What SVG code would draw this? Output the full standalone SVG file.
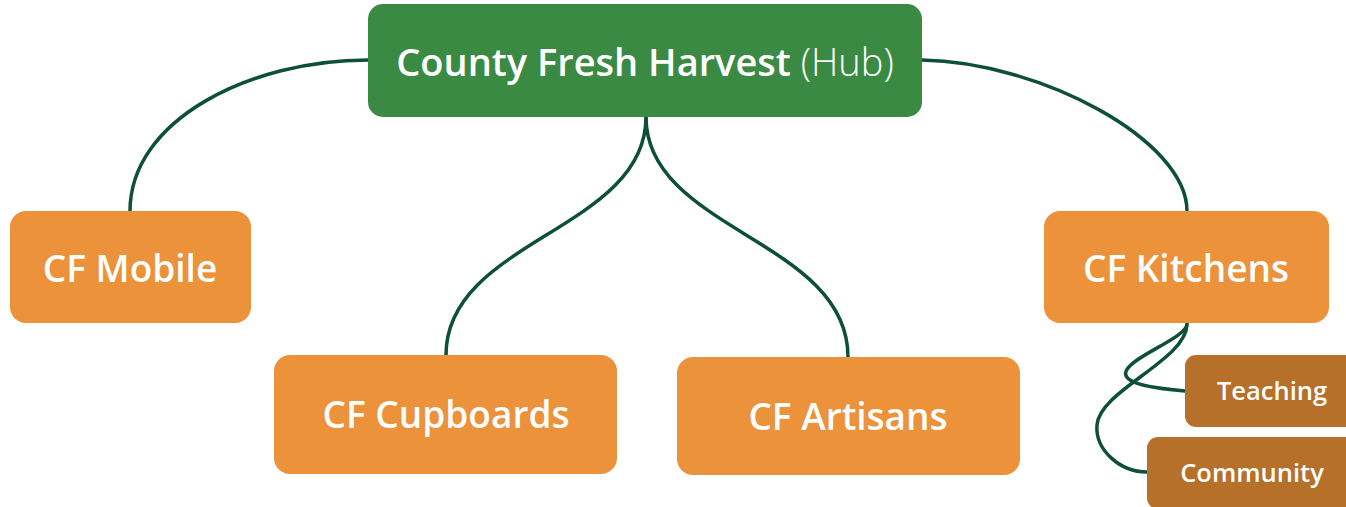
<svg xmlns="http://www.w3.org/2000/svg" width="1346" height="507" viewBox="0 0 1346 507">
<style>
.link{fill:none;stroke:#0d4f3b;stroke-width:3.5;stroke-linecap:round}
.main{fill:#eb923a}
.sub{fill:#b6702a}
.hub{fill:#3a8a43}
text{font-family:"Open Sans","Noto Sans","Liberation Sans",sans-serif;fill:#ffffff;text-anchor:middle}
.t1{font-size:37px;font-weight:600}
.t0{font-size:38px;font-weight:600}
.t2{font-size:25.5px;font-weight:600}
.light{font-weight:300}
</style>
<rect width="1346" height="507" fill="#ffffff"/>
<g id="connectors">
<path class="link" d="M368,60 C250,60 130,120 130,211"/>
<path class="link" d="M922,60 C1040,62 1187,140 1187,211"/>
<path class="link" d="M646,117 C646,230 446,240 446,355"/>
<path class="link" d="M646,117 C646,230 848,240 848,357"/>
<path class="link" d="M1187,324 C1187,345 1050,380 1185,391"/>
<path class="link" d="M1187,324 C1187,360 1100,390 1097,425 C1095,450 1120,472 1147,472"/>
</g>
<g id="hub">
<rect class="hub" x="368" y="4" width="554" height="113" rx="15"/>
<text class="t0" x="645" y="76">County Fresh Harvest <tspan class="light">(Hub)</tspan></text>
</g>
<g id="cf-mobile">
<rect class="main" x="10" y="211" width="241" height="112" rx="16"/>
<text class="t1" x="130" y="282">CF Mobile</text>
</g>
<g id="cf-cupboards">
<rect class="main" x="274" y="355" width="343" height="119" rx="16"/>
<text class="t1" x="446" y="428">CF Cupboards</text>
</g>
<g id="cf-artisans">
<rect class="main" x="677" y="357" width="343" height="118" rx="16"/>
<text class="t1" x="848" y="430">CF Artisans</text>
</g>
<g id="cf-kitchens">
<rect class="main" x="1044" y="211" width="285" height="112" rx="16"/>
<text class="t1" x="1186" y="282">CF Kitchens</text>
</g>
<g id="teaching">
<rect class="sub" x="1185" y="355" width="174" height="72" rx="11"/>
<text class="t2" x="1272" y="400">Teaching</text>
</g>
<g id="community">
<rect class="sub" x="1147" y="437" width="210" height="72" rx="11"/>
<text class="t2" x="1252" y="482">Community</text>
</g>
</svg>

*****

> What the task requires
Omitting all images, print the listing exactly.

> Full solution
What SVG code would draw this? Output the full standalone SVG file.
<svg xmlns="http://www.w3.org/2000/svg" width="1346" height="507" viewBox="0 0 1346 507">
<style>
.link{fill:none;stroke:#0d4f3b;stroke-width:3.5;stroke-linecap:round}
.main{fill:#eb923a}
.sub{fill:#b6702a}
.hub{fill:#3a8a43}
text{font-family:"Open Sans","Noto Sans","Liberation Sans",sans-serif;fill:#ffffff;text-anchor:middle}
.t1{font-size:37px;font-weight:600}
.t0{font-size:38px;font-weight:600}
.t2{font-size:25.5px;font-weight:600}
.light{font-weight:300}
</style>
<rect width="1346" height="507" fill="#ffffff"/>
<g id="connectors">
<path class="link" d="M368,60 C250,60 130,120 130,211"/>
<path class="link" d="M922,60 C1040,62 1187,140 1187,211"/>
<path class="link" d="M646,117 C646,230 446,240 446,355"/>
<path class="link" d="M646,117 C646,230 848,240 848,357"/>
<path class="link" d="M1187,324 C1187,345 1050,380 1185,391"/>
<path class="link" d="M1187,324 C1187,360 1100,390 1097,425 C1095,450 1120,472 1147,472"/>
</g>
<g id="hub">
<rect class="hub" x="368" y="4" width="554" height="113" rx="15"/>
<text class="t0" x="645" y="76">County Fresh Harvest <tspan class="light">(Hub)</tspan></text>
</g>
<g id="cf-mobile">
<rect class="main" x="10" y="211" width="241" height="112" rx="16"/>
<text class="t1" x="130" y="282">CF Mobile</text>
</g>
<g id="cf-cupboards">
<rect class="main" x="274" y="355" width="343" height="119" rx="16"/>
<text class="t1" x="446" y="428">CF Cupboards</text>
</g>
<g id="cf-artisans">
<rect class="main" x="677" y="357" width="343" height="118" rx="16"/>
<text class="t1" x="848" y="430">CF Artisans</text>
</g>
<g id="cf-kitchens">
<rect class="main" x="1044" y="211" width="285" height="112" rx="16"/>
<text class="t1" x="1186" y="282">CF Kitchens</text>
</g>
<g id="teaching">
<rect class="sub" x="1185" y="355" width="174" height="72" rx="11"/>
<text class="t2" x="1272" y="400">Teaching</text>
</g>
<g id="community">
<rect class="sub" x="1147" y="437" width="210" height="72" rx="11"/>
<text class="t2" x="1252" y="482">Community</text>
</g>
</svg>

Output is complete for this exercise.